“When you got nothing, you got nothing to lose”
What am I clinging to? I’m a loser. I have nothing. I’m broke. I have no career prospects. I have lost my innocence, squandered my faith, used up all my hope. My health balances precariously between a healthy lifestyle on one end and self-destructive behaviors on the other. I have no control. My actions are prey to the whimsy of my fucked-up mind. My mind, my mind, my kingdom for a fucking stable mind. Oh, woe is me.
I want the truth. I want to be hurt. To feel pain again, to really feel the despair and hopelessness that I should be feeling. No more emptiness, no more retreating into my own reality in order to evade the harsher reality of the world. Reality, reality, fucking reality. You’re a bitch, you are. I’ve made it clear these past few years that I have no interest in dealing with you, and yet you keep hunting me down like the dog that I am. I can’t escape from you, now I realize, and one day I will be forced to face you, conquer you, and stand triumphant over you. I hope by then that I will be able to let go of all the bitterness, abuse, and emotional trauma you have caused me and save what little energy I have left to love and live in peace with myself and the world.
The truth, the truth. My kingdom for the truth. The truth is… the truth is that I’m an empty shell. There is nothing inside anymore. I’m a hollow tree trunk, impressive on the outside but with no roots or foundation. My leaves are trash, my bark is plastic, my seeds are poison. I’m a dead tree, going nowhere fast, my branches about to branch off into evolutionary death – just Nature separating the wheat from the chaff. Just a part of life. My life. Our life.
I’ve given up, and yet there is a little hope left, somewhere inside. I’m not sure where it is, only that it is present. It is the only good thing left inside me and must be nurtured. My hope is my only hope. The Bible says that the greatest of Faith, Hope, and Love is Love. I possess none of these 3 jewels, let alone the most important. Where does one go to find Faith, Hope, and Love. Are they nurtured from within? Are they decisions? Or are they handed down from the sky? From God himself?
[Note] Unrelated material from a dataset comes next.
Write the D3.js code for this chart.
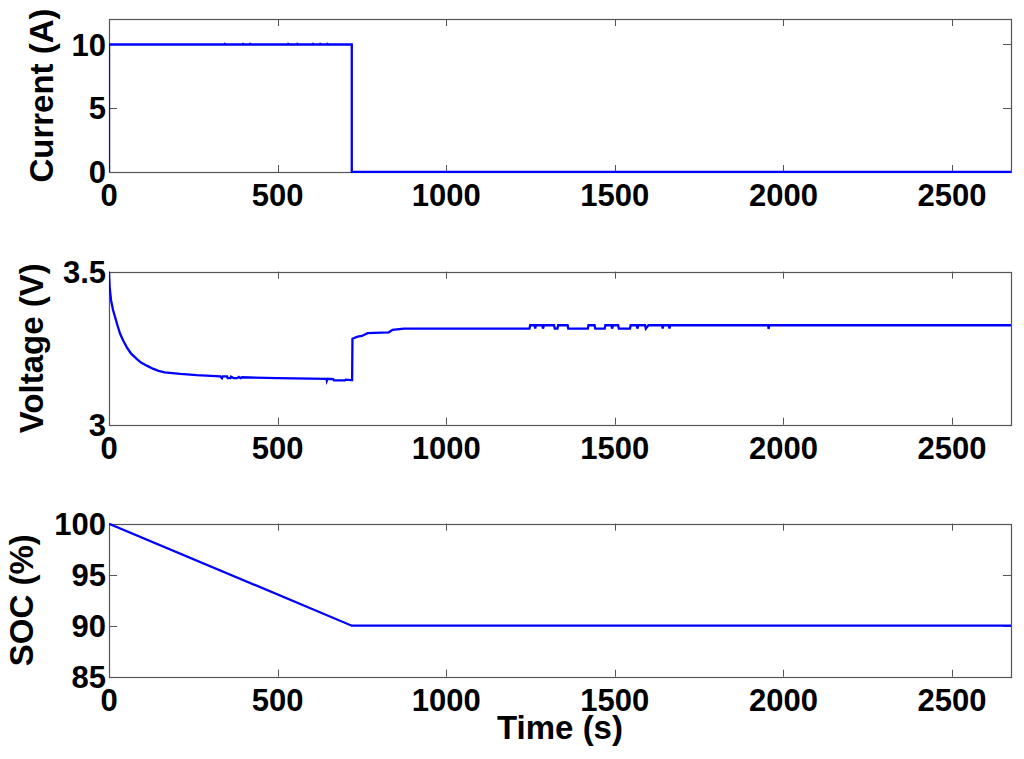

What we achieve inwardly will change outer reality. – Plutarch
I criticize the gov’t for not making the right choices, the hard choices. and yet, I myself do not make the hard choices, the hard decisions. I don’t face the hard truths myself. Perhaps I find so much fault with the gov’t and society because I’m not at peace with myself and I really am projecting my self-hatred onto the world and our leaders. I have no hope or faith, therefore I expect others to act the same way, and thus I falsely believe that our nation is doomed. But there is hope yet, as the millions of honest, hard-working Americans can attest. I still believe in the power of the self and the individual, to change the world by changing himself, one person at a time. Perhaps the fault lies not with the world but with me, and I need to stop projecting all my negative feelings and thoughts unto the world.